Europa Nostra, which considered the National Theatre as one of Europe’s seven most endangered heritage sites, called it a sad day for cultural heritage as well as democracy and rule of law in Albania and Europe. The organization also condemned the detention of civil society activists protesting against the demolition of the Theatre.

EU Ambassador to Albania Luigi Soreca stated on Twitter that the demolition of the National Theatre came at a time when dialogue between the government and civil society members was necessary. “We regret that this call has not been followed up by the relevant national and local institutions,” he wrote.

The U.K. Embassy in Albania also expressed concern over the demolition of the Theatre and emphasized the lack of dialogue as well as the evident violence among citizens and police. “We support the democratic right to protest and call upon all involved to ensure they are peaceful. Violence undermines basic principles of democracy.”
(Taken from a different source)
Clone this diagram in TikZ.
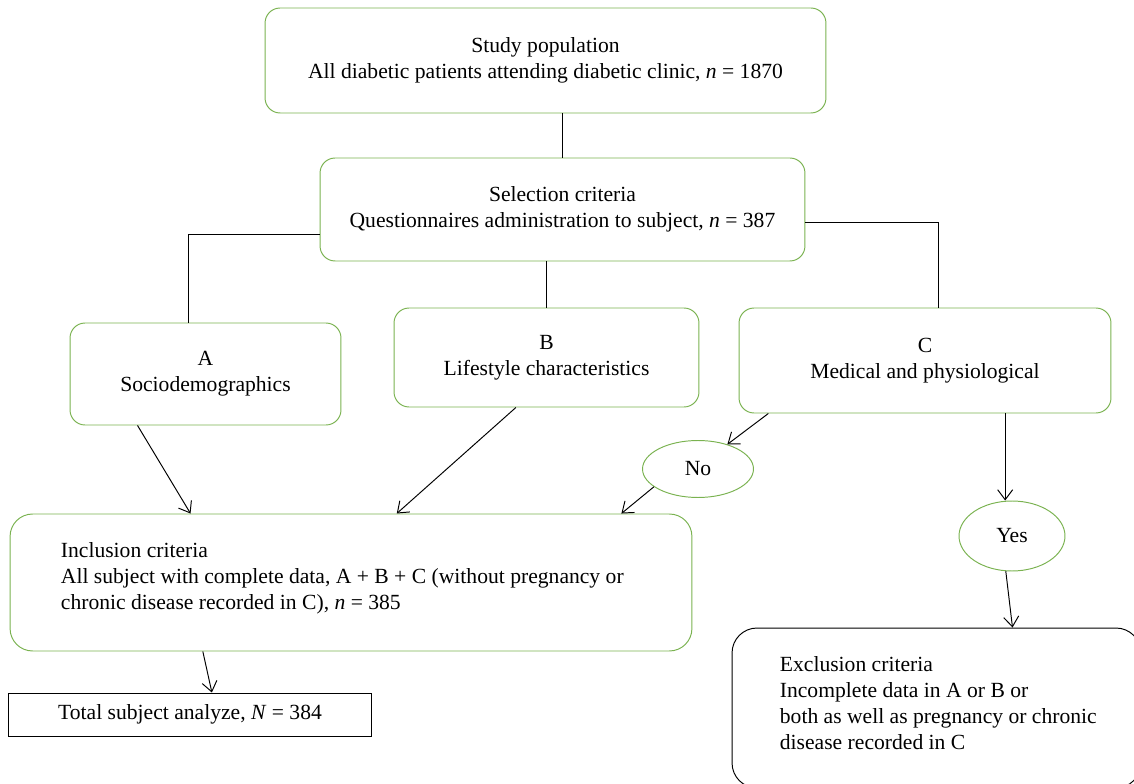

German Ambassador Zingraf expressed concern of repercussions this might have on the country’s fight against coronavirus. “The hasty demolition of the National Theatre in Tirana at dawn today is difficult for me to understand in the form in which we saw it. In the current state of emergency, dialogue between government and civil society and transparent government action are particularly important. Against the background of combating the corona pandemic, this development makes me all the more concerned, since the crowds that have already happened and are still to be expected can mean a step backwards. I call on all actors to engage in dialogue and restraint,” the Ambassador stated.

The German Ambassador’s message and concern was also shared by the Dutch Ambassador to Albania, Guusje Korthals Altes.



It is incomprehensible why the municipality of Tirana has to deal with the procedures of demolition and construction of the new National Theatre. Law no. 10352, dated 18.11.2010 “On the art and culture”, clearly defines the status of the National Theatre as the responsibility of the central government and also regulates the legal status of theatres owned by the municipality.

For this reason, the National Theatre cannot be responsible for local government, including its construction.